The more difficult a room is to access, the more likely it’s going to have valuable loot. Usually, you’re on the hunt for different attachments for your weapons, which have the potential to change how they play, particularly if they’re higher up on the rarity ladder. You also come across ammo, grenades and one-time use items like propane tanks and such.
Before you leave the saferoom, there’s essentially a buying phase where you mull over what to spend your Copper on. Copper, a currency found across the levels and earned at the end of each section, can be spent on weapon attachments, the weapons themselves, grenades, ammo, and team-wide upgrades that boost the effectiveness of your various bits of kit, or up the number of them you can carry.
Back 4 Blood doesn’t have a lot of quiet moments, but this is one of its more pronounced. With a coordinated squad, we were pooling our excess Copper to get one more team upgrade, heal up a teammate in need, or buy someone the scope they’ve been struggling without.
I imagine Turtle Rock didn’t want to make the process of swapping attachments too fiddly or time-consuming, but not being able to unequip any of them until something else takes that slot is a missed opportunity.
Ridden me this
A lot of Back 4 Blood’s moment-to-moment action revolves around spotting danger at a distance, and scrambling to come up with an efficient way to deal with it. This is not a run-and-gun shooter where you take whatever is thrown at you as you book it at Mach 2.
This is where the design of the game’s zombies – called Ridden – really comes in to make encounters memorable and varied. Every special zombie has a couple of different variations, which the game throws at you randomly in the form of Corruption Cards (modifiers). These variants share similar looks, but each essentially serves a different function. Crucially, the location of their weak points varies so you’re not always relying on a golden strategy to deal with them.
For instance, the Tallboy is a towering monstrosity with an unnaturally long arm that you really don’t want to hit you. The standard version is slow, but its weak spot is tricky to hit because it’s only visible on one side. There’s another variant that’s much faster and will ram into the closest player, but has an easier weak spot to hit. The game director dictates the different combinations of variants you run into, and things could veer into the unfair on difficulties higher than Recruit.
There doesn’t seem to be anything stopping the director from really trying to ruin your run, and I feel a balancing hand is needed to prevent certain situations from dissolving to bad luck. In general, the frequency of special zombies spawn is also another area Back 4 Blood needs to get under control. It’s not exciting to run into three in a row and again a few minutes deeper into the level. This is something Turtle Rock has already addressed, but I’ve yet to play after the hotfix’s release.
Sometimes it comes down to simply not having enough ammo to deal with all of it, and since there’s no way to avoid the majority of these fights, the game tends to force you into a corner seemingly unnecessarily.
Cards against normality
Back 4 Blood’s claim to fame is its cards and deck building system. It’s almost disingenuous to call it that because this isn’t really what comes to mind when you think of deck building. Decks in Back 4 Blood are more like an arranged set of perks, rather than a pool of bonuses the game randomly picks from.

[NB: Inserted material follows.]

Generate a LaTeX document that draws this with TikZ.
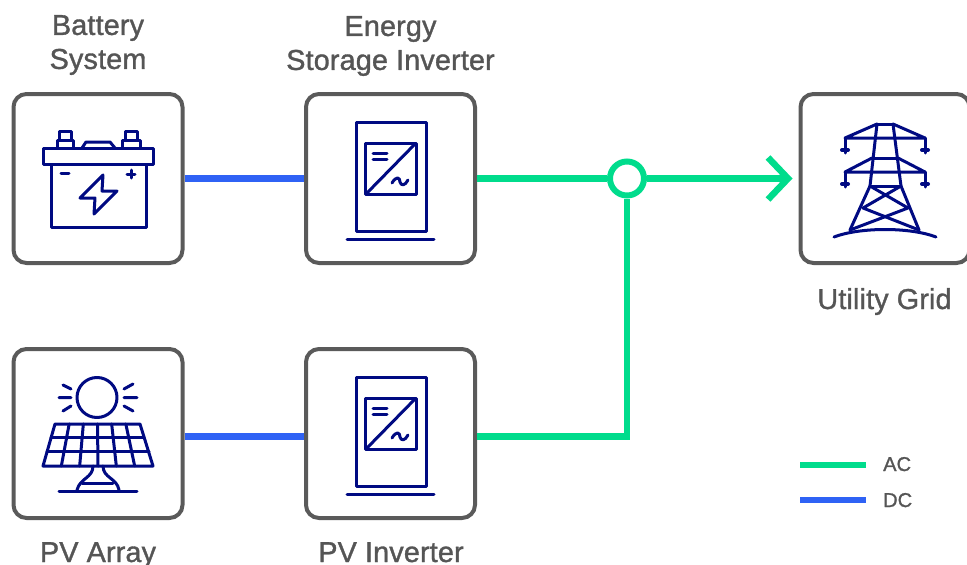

The system can initially come across cluttered, but you quickly get the hang of what it wants you to do. Cards are pulled in the way you arranged them, so picking their order is key. You get to play your cards at every saferoom, and this always happens after you’re shown the Corruption Cards the director is going to play against you, so you have some chance to respond. These modifiers can change everything from the time of day of a level, to adding fog, spawning certain zombie variants, upping the number of trapped doors, and even dropping certain Tank-like bosses at some point in the level.
You can tell that some of these enemies are designed to take advantage of certain player weaknesses, or punish tendencies. There’s a zombie that explodes when shot in the head, creating chaos for players who like to be accurate. I’ve had to go for body shots specifically when dealing with them.
This is only one small example of the different situations the game wants you to adapt to. My group and I ran into the particularly difficult combination of Sleepers – Hunter-like enemies that stick to walls and bounce on you, and thick fog. It took us three times longer to navigate that level because everyone had to be extra cautious.
Cleaner demeanour
The Cleaners form Back 4 Blood’s final pillar. Their characters and personal sensibilities shine through in their dialogue, and in how they react to the different situations you find yourself into. Many of them are cliches, sure, but they play their parts well and add variety to incidental dialogue.
Cleaners are also a crucial gameplay element, because they’re essentially classes in all but name. Every Cleaner has unique abilities that help them and some that affect the entire group. A lot of those are standard, but nevertheless welcome bonuses. Ammo capacity increase, better healing efficiency, the ability to spot special zombies from a distance and similar boons is what you’re looking at.
I have yet to see one whose abilities are dispensable. The play style you’re going for, and the makeup of the rest of your squad will ultimately be what decides which of them to pick. You can take this a step further by building a deck around the strengths of each of them.
You can tell the game is nudging you to turn Doc into a healer-style class, and Holly into a life leech baseball bat melee fiend. Spend enough time playing and you’ll unlock more cards that really make specialising more rewarding.
Even if it didn’t launch on Game Pass, Back 4 Blood would be an easy recommendation. In an age where every co-op shooter needs an exhausting list of progression systems, reward tracks and limited-time events to keep players hooked, it’s surprising to see a co-op game nail its core goals so well without looking like another Destiny clone.
Back 4 Blood takes an old-school approach where it makes sense, and modernises where it doesn’t. It’s heartening to be engaged by a game purely for its gameplay and variety, and not to pad out a progress bar somewhere.
Disclaimer: PC Windows 10 version tested, code provided by publisher. Also available on Xbox One, Xbox Series X|S, PS4, and PS5.